Single by Space with Cerys Matthews

from the album Tin Planet
- B-side: "Happy Endings"; "Now She's Gone"; "Stress Transmissions";
- Released: 23 February 1998
- Genre: Britpop
- Length: 4:11
- Label: Gut
- Songwriter: Tommy Scott
- Producers: Jeremy Wheatley; Space;

Space singles chronology
| "Avenging Angels" (1997) | "The Ballad of Tom Jones" (1998) | "(How Does It Feel to Be) On Top of the World" (1998) |

Cerys Matthews singles chronology
|  | "The Ballad of Tom Jones" (1998) | "Baby, It's Cold Outside" (1999) |

= The Ballad of Tom Jones =

1998 single by Space and Cerys Matthews

"The Ballad of Tom Jones" is a song by British band Space and Cerys Matthews, lead singer of British band Catatonia. Lead singer Tommy Scott described Tom Jones as "brilliant". The song became a highly successful radio single, and resulted in Space performing with Jones in Jools Holland's' New Year's Eve television programme.

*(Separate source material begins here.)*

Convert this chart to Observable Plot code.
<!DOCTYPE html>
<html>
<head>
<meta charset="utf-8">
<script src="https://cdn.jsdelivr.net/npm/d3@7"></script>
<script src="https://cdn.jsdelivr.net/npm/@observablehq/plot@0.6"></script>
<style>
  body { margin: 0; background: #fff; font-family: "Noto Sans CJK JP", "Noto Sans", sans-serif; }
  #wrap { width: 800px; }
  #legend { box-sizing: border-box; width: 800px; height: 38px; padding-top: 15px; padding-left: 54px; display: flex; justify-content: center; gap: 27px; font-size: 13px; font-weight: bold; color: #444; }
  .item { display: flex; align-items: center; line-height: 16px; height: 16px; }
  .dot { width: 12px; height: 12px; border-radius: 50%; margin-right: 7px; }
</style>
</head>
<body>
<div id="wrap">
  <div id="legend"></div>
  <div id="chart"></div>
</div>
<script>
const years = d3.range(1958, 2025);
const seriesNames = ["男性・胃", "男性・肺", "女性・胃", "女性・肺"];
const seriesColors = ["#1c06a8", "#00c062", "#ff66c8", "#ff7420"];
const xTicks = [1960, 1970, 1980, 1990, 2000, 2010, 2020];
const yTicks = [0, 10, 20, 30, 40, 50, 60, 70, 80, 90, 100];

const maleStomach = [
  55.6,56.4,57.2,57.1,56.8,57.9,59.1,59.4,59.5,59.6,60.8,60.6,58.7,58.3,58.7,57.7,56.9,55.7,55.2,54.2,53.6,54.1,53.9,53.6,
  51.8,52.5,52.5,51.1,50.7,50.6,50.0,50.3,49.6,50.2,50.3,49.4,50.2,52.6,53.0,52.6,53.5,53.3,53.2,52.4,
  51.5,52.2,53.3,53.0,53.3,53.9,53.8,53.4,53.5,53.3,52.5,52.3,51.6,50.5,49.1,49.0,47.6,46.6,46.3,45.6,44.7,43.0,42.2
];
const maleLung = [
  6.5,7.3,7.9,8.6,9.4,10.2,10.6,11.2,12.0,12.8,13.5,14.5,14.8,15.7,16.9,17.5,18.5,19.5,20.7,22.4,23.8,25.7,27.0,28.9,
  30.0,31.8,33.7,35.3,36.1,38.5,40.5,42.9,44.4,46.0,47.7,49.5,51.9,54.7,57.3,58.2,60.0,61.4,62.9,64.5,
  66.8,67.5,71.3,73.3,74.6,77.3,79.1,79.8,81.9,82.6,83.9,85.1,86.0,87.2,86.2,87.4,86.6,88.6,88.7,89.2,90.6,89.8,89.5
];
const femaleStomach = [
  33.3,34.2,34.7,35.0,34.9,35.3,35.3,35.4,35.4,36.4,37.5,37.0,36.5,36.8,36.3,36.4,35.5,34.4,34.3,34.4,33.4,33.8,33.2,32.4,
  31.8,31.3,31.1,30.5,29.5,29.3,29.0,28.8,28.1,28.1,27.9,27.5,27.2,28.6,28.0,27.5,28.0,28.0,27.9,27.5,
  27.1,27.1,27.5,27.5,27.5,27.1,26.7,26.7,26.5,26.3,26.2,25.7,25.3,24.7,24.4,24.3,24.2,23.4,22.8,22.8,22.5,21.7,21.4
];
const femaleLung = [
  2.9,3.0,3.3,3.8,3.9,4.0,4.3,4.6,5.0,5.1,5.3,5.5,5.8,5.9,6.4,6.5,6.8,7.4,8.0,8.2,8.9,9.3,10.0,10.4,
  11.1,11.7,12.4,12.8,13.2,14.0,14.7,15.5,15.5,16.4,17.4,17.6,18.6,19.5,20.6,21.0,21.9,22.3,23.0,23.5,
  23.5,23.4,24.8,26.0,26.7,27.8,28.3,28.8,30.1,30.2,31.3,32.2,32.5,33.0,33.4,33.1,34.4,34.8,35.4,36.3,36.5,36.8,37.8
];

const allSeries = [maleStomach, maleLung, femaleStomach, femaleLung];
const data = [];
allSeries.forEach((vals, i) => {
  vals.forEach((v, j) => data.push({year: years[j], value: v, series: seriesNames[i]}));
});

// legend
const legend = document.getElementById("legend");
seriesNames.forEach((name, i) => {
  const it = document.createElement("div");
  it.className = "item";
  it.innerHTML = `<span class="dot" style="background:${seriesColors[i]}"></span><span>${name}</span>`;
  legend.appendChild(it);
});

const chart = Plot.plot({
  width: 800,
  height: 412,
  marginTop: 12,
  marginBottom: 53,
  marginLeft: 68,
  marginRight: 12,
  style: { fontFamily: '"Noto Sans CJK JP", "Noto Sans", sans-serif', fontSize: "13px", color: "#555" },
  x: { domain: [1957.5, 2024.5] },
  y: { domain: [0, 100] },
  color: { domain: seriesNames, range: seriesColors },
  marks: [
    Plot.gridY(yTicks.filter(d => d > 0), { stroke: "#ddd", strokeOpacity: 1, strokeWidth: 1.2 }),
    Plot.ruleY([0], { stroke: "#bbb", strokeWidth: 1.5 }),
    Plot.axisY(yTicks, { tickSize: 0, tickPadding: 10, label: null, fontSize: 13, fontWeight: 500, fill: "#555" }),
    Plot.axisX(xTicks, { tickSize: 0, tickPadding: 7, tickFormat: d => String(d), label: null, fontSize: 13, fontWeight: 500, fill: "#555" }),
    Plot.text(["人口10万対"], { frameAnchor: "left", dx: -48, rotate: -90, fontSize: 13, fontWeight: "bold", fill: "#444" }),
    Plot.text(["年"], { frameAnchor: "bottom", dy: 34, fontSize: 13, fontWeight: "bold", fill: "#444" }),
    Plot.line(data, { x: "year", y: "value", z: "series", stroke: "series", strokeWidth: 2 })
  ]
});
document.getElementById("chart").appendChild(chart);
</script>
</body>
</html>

Released on 23 February 1998, "The Ballad of Tom Jones" peaked at number four on the UK Singles Chart. Outside the United Kingdom, "The Ballad of Tom Jones" peaked within the top 30 of the charts in Ireland and New Zealand and the top 50 of the charts in Australia. It is the band's highest-selling single in their home country, earning a silver certification from the British Phonographic Industry (BPI) for sales of at least 200,000 copies.

==Track listings==
UK CD1
1. "The Ballad of Tom Jones" – 4:09
2. "Happy Endings" – 3:08
3. "Now She's Gone" – 2:36
4. "Stress Transmissions" – 3:53

UK CD2 and Australian CD single
1. "The Ballad of Tom Jones" – 4:09
2. "The Ballad of Tom Jones" (Cocktail Lounge mix) – 5:45
3. "The Ballad of Tom Jones" (Dirty Beatniks mix) – 4:29
4. "The Ballad of Tom Jones" (Sound 5 mix) – 6:48
5. "The Ballad of Tom Jones" (Sure Is Pure dub mix) – 7:14
6. "The Ballad of Tom Jones" (SX Dub "Scratchin' Cuckoo" mix) – 5:04
7. "The Ballad of Tom Jones" (Tom Jones: Axe to Your Head mix) – 6:04

UK 7-inch single
A. "The Ballad of Tom Jones" – 4:09
B. "Now She's Gone" – 2:36

UK cassette single
1. "The Ballad of Tom Jones" – 4:09
2. "Happy Endings" – 3:08
3. "Now She's Gone" – 2:36

==Charts==

===Weekly charts===

| Chart (1998) | Peak position |
|---|---|
| Australia (ARIA) | 46 |
| Ireland (IRMA) | 26 |
| New Zealand (Recorded Music NZ) | 27 |
| Scotland Singles (OCC) | 4 |
| UK Singles (OCC) | 4 |
| UK Indie (OCC) | 2 |

===Year-end charts===

| Chart (1998) | Position |
|---|---|
| UK Singles (OCC) | 90 |

==Certifications==

| Region | Certification | Certified units/sales |
| United Kingdom (BPI) | Silver | 200,000^{^} |
^{^} Shipments figures based on certification alone.